Task details — Single out the lines of the material that contain "this" and copy them.

Records provided —

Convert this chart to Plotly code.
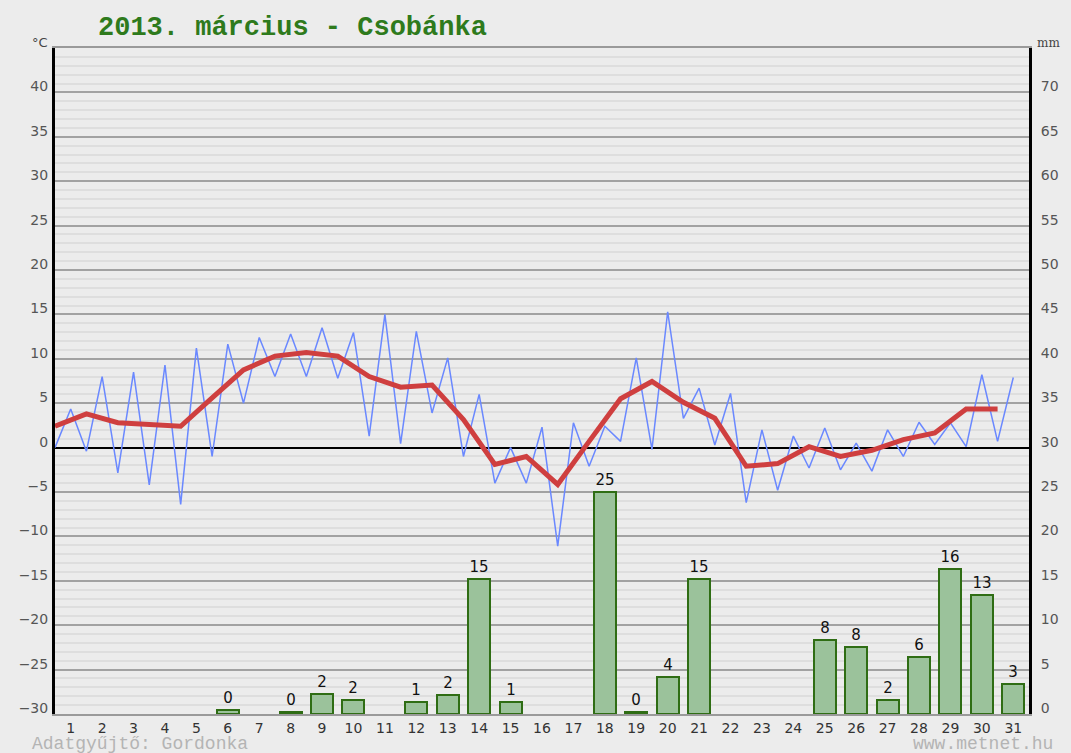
import numpy as np
import plotly.graph_objects as go

# Days of the month (x-axis categories)
days = list(range(1, 32))

# Daily precipitation in mm (None = no precipitation recorded)
precip_mm = [None, None, None, None, None, 0.4, None, 0.2, 2.3, 1.6,
             None, 1.3, 2.1, 15.2, 1.3, None, None, 25.0, 0.2, 4.2,
             15.2, None, None, None, 8.3, 7.6, 1.6, 6.4, 16.3, 13.4,
             3.4]

# Twice-daily temperature readings (°C), starting half a day before day 1
temp_readings = [0.0, 4.35, -0.4, 8.0, -2.85, 8.5, -4.2, 9.3, -6.4, 11.2,
                 -1.0, 11.65, 5.0, 12.4, 8.0, 12.8, 8.0, 13.5, 7.8, 12.95,
                 1.3, 15.0, 0.45, 13.1, 3.9, 10.1, -1.0, 6.0, -4.0, 0.0,
                 -4.0, 2.3, -11.1, 2.8, -2.1, 2.4, 0.7, 10.1, -0.2, 15.3,
                 3.3, 6.7, 0.3, 6.1, -6.2, 2.0, -4.8, 1.3, -2.3, 2.2,
                 -2.5, 0.5, -2.65, 2.0, -1.0, 2.85, 0.35, 2.8, 0.1, 8.2,
                 0.7, 7.9]

# Daily mean temperature (°C), placed between days
temp_mean = [2.4, 3.8, 2.8, 2.65, 2.4, 5.6, 8.75, 10.3, 10.7, 10.3,
             8.0, 6.8, 7.05, 3.15, -1.9, -1.0, -4.15, 0.7, 5.5, 7.45,
             5.1, 3.3, -2.1, -1.8, 0.1, -1.0, -0.3, 0.9, 1.65, 4.35,
             4.35]

temp_ticks = list(range(-30, 45, 5))
mm_ticks = list(range(0, 75, 5))

reading_x = 0.5 + 0.5 * np.arange(len(temp_readings))
mean_x = 0.5 + np.arange(len(temp_mean))

BG = "#ececec"
TICK_FONT = dict(family="DejaVu Sans", size=14, color="#555555")

fig = go.Figure()

fig.add_trace(go.Bar(
    x=days, y=precip_mm, yaxis="y", width=0.7,
    marker=dict(color="#9bc29b", line=dict(color="#2f6d14", width=2)),
    text=[None if v is None else f"{v:.0f}" for v in precip_mm],
    textposition="outside", constraintext="none", cliponaxis=False,
    textfont=dict(family="DejaVu Sans", size=15, color="#111111"),
    hoverinfo="skip",
))

fig.add_trace(go.Scatter(
    x=reading_x, y=temp_readings, yaxis="y2", mode="lines",
    line=dict(color="#6a88ff", width=1.5), hoverinfo="skip",
))

fig.add_trace(go.Scatter(
    x=mean_x, y=temp_mean, yaxis="y2", mode="lines",
    line=dict(color="#cf3f3f", width=5), hoverinfo="skip",
))

fig.update_layout(
    width=1071, height=753,
    margin=dict(l=55, r=39, t=48, b=39),
    paper_bgcolor=BG, plot_bgcolor=BG,
    showlegend=False, bargap=0,
    xaxis=dict(
        range=[0.5, 31.5], tickvals=days, ticktext=[str(d) for d in days],
        showgrid=False, zeroline=False, ticks="",
        showline=True, mirror=True, linecolor="#9a9a9a", linewidth=1.5,
        tickfont=dict(family="DejaVu Sans", size=14, color="#333333"),
    ),
    yaxis=dict(
        range=[0, 75], side="right", tickvals=mm_ticks,
        showgrid=False, zeroline=False, ticks="",
        showline=True, linecolor="#000000", linewidth=3,
        tickfont=TICK_FONT, ticklabelshift=-6, ticklabelstandoff=6,
    ),
    yaxis2=dict(
        range=[-30, 45], overlaying="y", side="left", tickvals=temp_ticks,
        showgrid=True, gridcolor="#a2a2a2", gridwidth=1.5,
        minor=dict(dtick=1, showgrid=True, gridcolor="#dedede", gridwidth=1.5),
        zeroline=True, zerolinecolor="#000000", zerolinewidth=1.5,
        ticks="", showline=True, linecolor="#000000", linewidth=3,
        tickfont=TICK_FONT, ticklabelshift=-6, ticklabelstandoff=1,
    ),
)

def px_x(px):
    return (px - 55) / 977.0

def px_y(py):
    return (714 - py) / 666.0

annotations = [
    dict(text="<b>2013. március - Csobánka</b>", x=px_x(96), y=px_y(28),
         xanchor="left", yanchor="middle",
         font=dict(family="Liberation Mono", size=27, color="#2e7a1c")),
    dict(text="°C", x=px_x(40), y=px_y(42), xanchor="center", yanchor="middle",
         font=dict(family="DejaVu Sans", size=13, color="#444444")),
    dict(text="mm", x=px_x(1052), y=px_y(43), xanchor="center", yanchor="middle",
         font=dict(family="DejaVu Serif", size=12, color="#444444")),
    dict(text="Adatgyűjtő: Gordonka", x=px_x(30), y=px_y(744),
         xanchor="left", yanchor="middle",
         font=dict(family="Liberation Mono", size=18, color="#b4b4b4")),
    dict(text="www.metnet.hu", x=px_x(1058), y=px_y(744),
         xanchor="right", yanchor="middle",
         font=dict(family="Liberation Mono", size=18, color="#b4b4b4")),
]
for a in annotations:
    a.update(xref="paper", yref="paper", showarrow=False)
fig.update_layout(annotations=annotations)

fig.write_html("out.html")
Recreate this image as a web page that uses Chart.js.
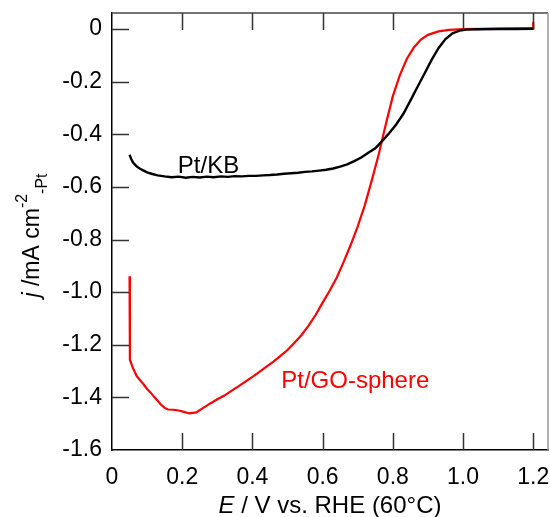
<!DOCTYPE html>
<html>
<head>
<meta charset="utf-8">
<script src="https://cdn.jsdelivr.net/npm/chart.js@4"></script>
<style>
  body { margin: 0; background: #fff; }
  canvas { display: block; }
</style>
</head>
<body>
<canvas id="lsvChart" width="550" height="517"></canvas>
<script>
// Pt/KB (black)
const kbPotential = [0.050, 0.055, 0.060, 0.070, 0.080, 0.090, 0.100, 0.115, 0.130, 0.150,
  0.170, 0.190, 0.210, 0.230, 0.250, 0.270, 0.290, 0.310, 0.330, 0.350,
  0.370, 0.390, 0.410, 0.430, 0.450, 0.470, 0.490, 0.510, 0.530, 0.550,
  0.570, 0.590, 0.610, 0.630, 0.650, 0.670, 0.690, 0.710, 0.730, 0.750,
  0.770, 0.790, 0.810, 0.830, 0.850, 0.870, 0.890, 0.910, 0.930, 0.950,
  0.970, 0.990, 1.010, 1.050, 1.100, 1.150, 1.200];
const kbCurrent = [-0.478, -0.495, -0.507, -0.522, -0.531, -0.538, -0.545, -0.551, -0.556, -0.560,
  -0.563, -0.561, -0.565, -0.562, -0.564, -0.561, -0.563, -0.560, -0.562, -0.559,
  -0.560, -0.558, -0.558, -0.556, -0.555, -0.553, -0.550, -0.548, -0.546, -0.543,
  -0.541, -0.538, -0.535, -0.530, -0.523, -0.514, -0.502, -0.488, -0.470, -0.453,
  -0.425, -0.395, -0.362, -0.322, -0.272, -0.220, -0.170, -0.118, -0.073, -0.038,
  -0.016, -0.006, -0.002, -0.001, 0.000, 0.000, 0.001];

// Pt/GO-sphere (red)
const goPotential = [0.050, 0.051, 0.060, 0.070, 0.080, 0.090, 0.100, 0.110, 0.120, 0.130,
  0.140, 0.150, 0.160, 0.175, 0.190, 0.205, 0.220, 0.240, 0.260, 0.280,
  0.300, 0.320, 0.340, 0.360, 0.380, 0.400, 0.420, 0.440, 0.460, 0.480,
  0.500, 0.520, 0.540, 0.560, 0.580, 0.600, 0.620, 0.640, 0.660, 0.680,
  0.700, 0.720, 0.740, 0.760, 0.780, 0.800, 0.820, 0.840, 0.860, 0.880,
  0.900, 0.930, 0.960, 1.000, 1.100, 1.200, 1.200];
const goCurrent = [-0.940, -1.257, -1.290, -1.318, -1.335, -1.350, -1.368, -1.382, -1.398, -1.413,
  -1.428, -1.440, -1.446, -1.447, -1.450, -1.455, -1.461, -1.457, -1.440, -1.423,
  -1.407, -1.393, -1.375, -1.358, -1.340, -1.322, -1.303, -1.283, -1.264, -1.242,
  -1.220, -1.192, -1.163, -1.127, -1.087, -1.040, -0.995, -0.945, -0.885, -0.820,
  -0.750, -0.670, -0.575, -0.475, -0.362, -0.255, -0.175, -0.113, -0.070, -0.040,
  -0.022, -0.009, -0.003, 0.000, 0.002, 0.004, 0.028];

// axis ranges and ticks
const xRange = [0, 1.242];
const yRange = [-1.6, 0.061];
const tickStep = 0.2;

// curve labels: [text, E, j, colour]
const curveLabels = [
  ["Pt/KB", 0.275, -0.547, "#000"],
  ["Pt/GO-sphere", 0.693, -1.363, "#ff0000"],
];

const FONT = "'Liberation Sans', Arial, sans-serif";

function toPoints(xs, ys) {
  return xs.map((x, i) => ({ x: x, y: ys[i] }));
}

function fmtTick(v) {
  if (Math.abs(v) < 1e-9) return "0";
  return v.toFixed(1);
}

// draws rich text pieces one after another; y offsets shift super/subscripts
function drawPieces(ctx, pieces, x, y) {
  let total = 0;
  pieces.forEach((p) => {
    ctx.font = p.font;
    p.w = ctx.measureText(p.text).width;
    total += p.w;
  });
  let cx = x - total / 2;
  pieces.forEach((p) => {
    ctx.font = p.font;
    ctx.fillText(p.text, cx, y + (p.dy || 0));
    cx += p.w;
  });
}

const framePlugin = {
  id: "frame",
  afterDraw(chart) {
    const ctx = chart.ctx;
    const a = chart.chartArea;
    const xs = chart.scales.x;
    const ys = chart.scales.y;
    const tickLen = 17;

    ctx.save();
    // top and right border
    ctx.lineWidth = 1.5;
    ctx.strokeStyle = "#444";
    ctx.beginPath();
    ctx.moveTo(a.left, a.top);
    ctx.lineTo(a.right, a.top);
    ctx.stroke();
    ctx.strokeStyle = "#999";
    ctx.beginPath();
    ctx.moveTo(a.right, a.top);
    ctx.lineTo(a.right, a.bottom);
    ctx.stroke();

    // inward ticks
    ctx.strokeStyle = "#333";
    ctx.lineWidth = 1.5;
    ctx.beginPath();
    xs.ticks.forEach((t) => {
      const px = Math.round(xs.getPixelForValue(t.value)) + 0.5;
      if (t.value > 0) {
        ctx.moveTo(px, a.bottom);
        ctx.lineTo(px, a.bottom - tickLen);
        ctx.moveTo(px, a.top);
        ctx.lineTo(px, a.top + tickLen);
      }
    });
    ys.ticks.forEach((t) => {
      const py = Math.round(ys.getPixelForValue(t.value)) + 0.5;
      if (t.value > yRange[0] + 1e-6) {
        ctx.moveTo(a.left, py);
        ctx.lineTo(a.left + tickLen, py);
      }
    });
    ctx.stroke();

    // curve labels
    ctx.textAlign = "left";
    ctx.textBaseline = "alphabetic";
    curveLabels.forEach(([text, ex, jy, color]) => {
      ctx.fillStyle = color;
      drawPieces(ctx, [{ text: text, font: "24px " + FONT }],
        xs.getPixelForValue(ex), ys.getPixelForValue(jy));
    });

    // x title
    ctx.fillStyle = "#000";
    drawPieces(ctx, [
      { text: "E", font: "italic 24px " + FONT },
      { text: " / V vs. RHE (60°C)", font: "24px " + FONT },
    ], (a.left + a.right) / 2, 513);

    // y title, rotated
    ctx.translate(39, (a.top + a.bottom) / 2 + 4);
    ctx.rotate(-Math.PI / 2);
    drawPieces(ctx, [
      { text: "j", font: "italic 23px " + FONT },
      { text: " /mA cm", font: "23px " + FONT },
      { text: "-2", font: "16px " + FONT, dy: -12 },
      { text: "-Pt", font: "16px " + FONT, dy: 8 },
    ], 0, 0);
    ctx.restore();
  },
};

new Chart(document.getElementById("lsvChart"), {
  type: "scatter",
  data: {
    datasets: [
      {
        label: "Pt/KB",
        data: toPoints(kbPotential, kbCurrent),
        showLine: true,
        borderColor: "#000",
        borderWidth: 2.4,
        pointRadius: 0,
        tension: 0,
      },
      {
        label: "Pt/GO-sphere",
        data: toPoints(goPotential, goCurrent),
        showLine: true,
        borderColor: "#ff0000",
        borderWidth: 2.2,
        pointRadius: 0,
        tension: 0,
      },
    ],
  },
  options: {
    responsive: false,
    animation: false,
    layout: { padding: { top: 13, right: 2, left: 0, bottom: 0 } },
    plugins: {
      legend: { display: false },
      tooltip: { enabled: false },
    },
    scales: {
      x: {
        type: "linear",
        min: xRange[0],
        max: xRange[1],
        afterFit: (s) => {
          s.height = 67;
          s.paddingLeft = 0;
          s.paddingRight = 0;
        },
        grid: { display: false, drawTicks: false, tickLength: 0 },
        border: { display: true, color: "#000", width: 1.5 },
        ticks: {
          stepSize: tickStep,
          includeBounds: false,
          padding: 14,
          color: "#000",
          font: { family: FONT, size: 23 },
          maxRotation: 0,
          callback: fmtTick,
        },
      },
      y: {
        type: "linear",
        min: yRange[0],
        max: yRange[1],
        afterFit: (s) => {
          s.width = 112;
          s.paddingTop = 0;
          s.paddingBottom = 0;
        },
        grid: { display: false, drawTicks: false, tickLength: 0 },
        border: { display: true, color: "#000", width: 1.5 },
        ticks: {
          stepSize: tickStep,
          includeBounds: false,
          padding: 10,
          color: "#000",
          font: { family: FONT, size: 23 },
          callback: fmtTick,
        },
      },
    },
  },
  plugins: [framePlugin],
});
</script>
</body>
</html>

Correct output —
Convert this chart to Plotly code.
Recreate this image as a web page that uses Chart.js.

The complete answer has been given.